Lariat spent along time cleaning him off. Meanwhile, all the other cows were mooing and thunder was rumbling --a storm was brewing.
I was very anxious for him to stand up and take his first drink so we could move them into shelter before the rain started.
I don't have any photos of the next part, the stressful part. Right after this photo, heavy rain began to pelt us. All the other cows were closed in the middle pasture, so we barricaded their entrance into the loafing shed. I hefted the calf and ran to the shed, Lariat trotting beside me mooing. We got the cow and calf in and closed the gate so the other bovines couldn't enter. Everything seemed to be going relatively smoothly as I got hay and water for Lariat and tried to get the calf to nurse, until the other cows decided they wanted in to check out the new member of the herd.

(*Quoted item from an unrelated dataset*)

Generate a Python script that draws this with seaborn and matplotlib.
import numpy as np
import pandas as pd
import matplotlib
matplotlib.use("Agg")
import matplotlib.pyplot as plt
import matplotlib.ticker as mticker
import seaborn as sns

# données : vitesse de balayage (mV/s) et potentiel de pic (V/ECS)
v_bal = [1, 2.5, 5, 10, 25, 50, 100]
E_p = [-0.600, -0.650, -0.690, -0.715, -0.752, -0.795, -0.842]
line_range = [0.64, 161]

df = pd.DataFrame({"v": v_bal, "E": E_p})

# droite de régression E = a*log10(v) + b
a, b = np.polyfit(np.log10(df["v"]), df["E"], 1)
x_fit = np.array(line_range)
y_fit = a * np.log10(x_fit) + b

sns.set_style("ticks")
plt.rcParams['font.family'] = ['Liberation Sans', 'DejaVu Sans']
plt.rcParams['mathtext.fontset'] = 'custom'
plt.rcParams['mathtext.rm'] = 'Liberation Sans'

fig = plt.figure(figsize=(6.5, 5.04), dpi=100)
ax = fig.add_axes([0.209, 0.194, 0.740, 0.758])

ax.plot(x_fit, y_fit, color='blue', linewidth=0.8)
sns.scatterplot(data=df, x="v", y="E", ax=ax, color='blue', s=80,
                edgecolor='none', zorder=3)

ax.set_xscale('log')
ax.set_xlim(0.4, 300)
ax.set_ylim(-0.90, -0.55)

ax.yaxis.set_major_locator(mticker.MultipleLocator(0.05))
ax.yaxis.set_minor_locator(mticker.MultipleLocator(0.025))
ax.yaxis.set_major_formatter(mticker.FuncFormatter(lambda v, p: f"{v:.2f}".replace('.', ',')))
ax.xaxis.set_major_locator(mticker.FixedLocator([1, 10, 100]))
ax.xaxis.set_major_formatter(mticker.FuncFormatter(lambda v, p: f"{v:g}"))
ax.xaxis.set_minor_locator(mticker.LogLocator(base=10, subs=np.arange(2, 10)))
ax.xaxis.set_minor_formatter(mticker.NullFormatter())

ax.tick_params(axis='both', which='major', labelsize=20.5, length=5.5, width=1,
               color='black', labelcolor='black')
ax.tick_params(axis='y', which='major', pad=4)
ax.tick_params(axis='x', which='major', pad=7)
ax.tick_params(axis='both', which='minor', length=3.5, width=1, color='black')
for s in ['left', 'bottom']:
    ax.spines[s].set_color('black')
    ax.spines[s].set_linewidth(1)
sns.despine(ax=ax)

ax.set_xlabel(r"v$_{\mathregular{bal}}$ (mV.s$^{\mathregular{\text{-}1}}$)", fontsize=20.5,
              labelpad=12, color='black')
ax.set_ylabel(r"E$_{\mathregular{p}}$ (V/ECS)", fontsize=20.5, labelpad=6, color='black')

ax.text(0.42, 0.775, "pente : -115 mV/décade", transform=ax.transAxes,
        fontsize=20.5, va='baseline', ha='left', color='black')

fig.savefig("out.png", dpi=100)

Somehow LaFonda stuck her head through the narrow gap between the gate and the barn and then she barged her way in, pulling the gate hardware out of the wall. Suddenly, all the cows were in the shed, crowding around Lariat and her calf, Lariat whirling around to stay between him and all of them - I was so worried he would get stepped on by somebody and was trying to push the big cows away. Plus, to heighten the drama, it was lightning, thundering, pouring and hailing. Even if I tried to lure the other cows out with treats or grain, there was no way they were going out into that weather. The calf hadn't nursed yet and it had been almost two hours since he was born, so I was also getting panicky about that. I had been trying to maneuver the calf to the teats, but Lariat wouldn't let him back there. Now with the chaos of the storm and cows and the baby being so worn out from trying, it seemed hopeless.
I tucked the calf in a corner to protect him from being trampled and ran through rain to get stored colostrum out of the freezer, a calf bottle out of the barn, start thawing it (why did I freeze it in a big gallon block?!) and post my problem on the family cow message board. Within moments, several people responded that I needed to get mom and baby away from the other cows and try not to worry that he hadn't eaten yet.

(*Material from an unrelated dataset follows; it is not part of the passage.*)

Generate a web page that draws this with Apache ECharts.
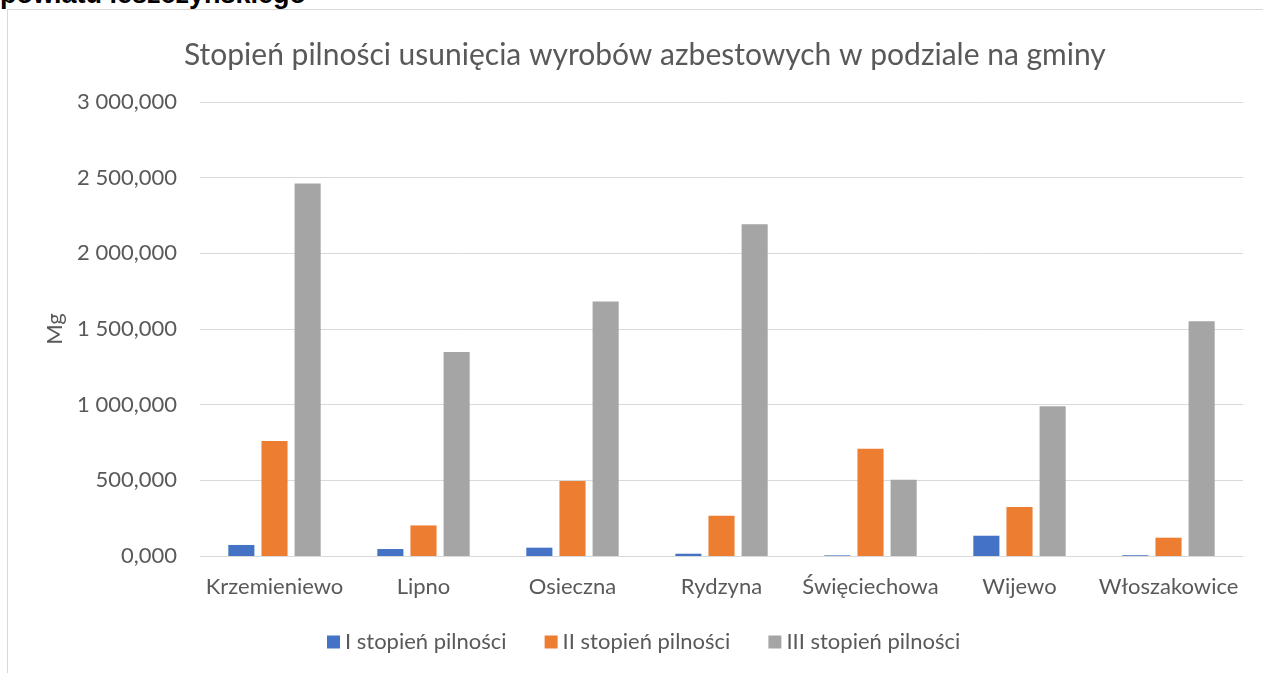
<!DOCTYPE html>
<html lang="pl">
<head>
    <meta charset="UTF-8">
    <title>Stopień pilności</title>
    <style>
        html, body { margin: 0; padding: 0; background: #fff; overflow: hidden; }
        #head { position: absolute; left: 0; top: -21px; font: bold 27px "Liberation Sans", Arial, sans-serif; color: #000; white-space: nowrap; }
        #frame { position: absolute; left: 7px; top: 9px; width: 1270px; height: 680px; border: 1px solid #d9d9d9; }
        #main { position: absolute; left: 0; top: 0; width: 1263px; height: 673px; }
    </style>
</head>
<body>
<div id="head">powiatu leszczyńskiego</div>
<div id="frame"></div>
<div id="main"></div>

<script src="https://cdn.jsdelivr.net/npm/echarts@6/dist/echarts.min.js"></script>
<script type="text/javascript">
    // dane (Mg)
    var gminy = ['Krzemieniewo', 'Lipno', 'Osieczna', 'Rydzyna', 'Święciechowa', 'Wijewo', 'Włoszakowice'];
    var stopien1 = [73, 46, 55, 15, 4, 134, 5];
    var stopien2 = [760, 202, 496, 266, 709, 324, 121];
    var stopien3 = [2461, 1348, 1682, 2192, 504, 989, 1552];
    var nazwySerii = ['I stopień pilności', 'II stopień pilności', 'III stopień pilności'];

    var font = 'Lato, "Open Sans", sans-serif';

    // format polski: 3 000,000
    function fmt(v) {
        var s = v.toFixed(3).split('.');
        return s[0].replace(/\B(?=(\d{3})+(?!\d))/g, ' ') + ',' + s[1];
    }

    var myChart = echarts.init(document.getElementById('main'));

    myChart.setOption({
        animation: false,
        backgroundColor: 'transparent',
        color: ['#4472C4', '#ED7D31', '#A5A5A5'],
        title: {
            text: 'Stopień pilności usunięcia wyrobów azbestowych w podziale na gminy',
            left: 179,
            top: 35,
            textStyle: {fontFamily: font, fontSize: 30, fontWeight: 'normal', color: '#595959'}
        },
        legend: {
            bottom: 15,
            left: 322,
            itemWidth: 13,
            itemHeight: 13,
            itemGap: 38,
            icon: 'rect',
            textStyle: {fontFamily: font, fontSize: 22, color: '#595959'},
            data: nazwySerii
        },
        grid: {
            left: 200,
            right: 20,
            top: 102,
            bottom: 117
        },
        xAxis: {
            type: 'category',
            data: gminy,
            axisTick: {show: false},
            axisLine: {lineStyle: {color: '#d9d9d9', width: 1}},
            axisLabel: {fontFamily: font, fontSize: 22, color: '#595959', margin: 20, interval: 0}
        },
        yAxis: {
            type: 'value',
            name: 'Mg',
            nameLocation: 'middle',
            nameGap: 121,
            nameTextStyle: {fontFamily: font, fontSize: 22, color: '#595959'},
            min: 0,
            max: 3000,
            interval: 500,
            axisLine: {show: false},
            axisTick: {show: false},
            splitLine: {lineStyle: {color: '#d9d9d9', width: 1}},
            axisLabel: {fontFamily: font, fontSize: 22, color: '#595959', margin: 23, formatter: fmt}
        },
        series: [
            {name: nazwySerii[0], type: 'bar', data: stopien1, barGap: '27%', barCategoryGap: '38%'},
            {name: nazwySerii[1], type: 'bar', data: stopien2, barGap: '27%', barCategoryGap: '38%'},
            {name: nazwySerii[2], type: 'bar', data: stopien3, barGap: '27%', barCategoryGap: '38%'}
        ]
    });
    window.addEventListener("resize", function () {
        myChart.resize();
    });
</script>
</body>
</html>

Rog suggested we move her to the milking parlor, the only other cow-secure space we have, but Lariat had never been in there and I wasn't sure she would enter the barn., I scooped up the baby and carried him through the rain to the stall and Lariat trotted closely beside me, entering with no problem.
It was 10 p.m. when I went in to take a much-needed shower and eat some supper.
The calf is so cute --looks just like his big sister, Jitterbug. Now we need to come up with a name...Storm? Thor? Or, keeping with the dance theme, Charleston? He's so black and shiny--Licorice? Suggestions welcome.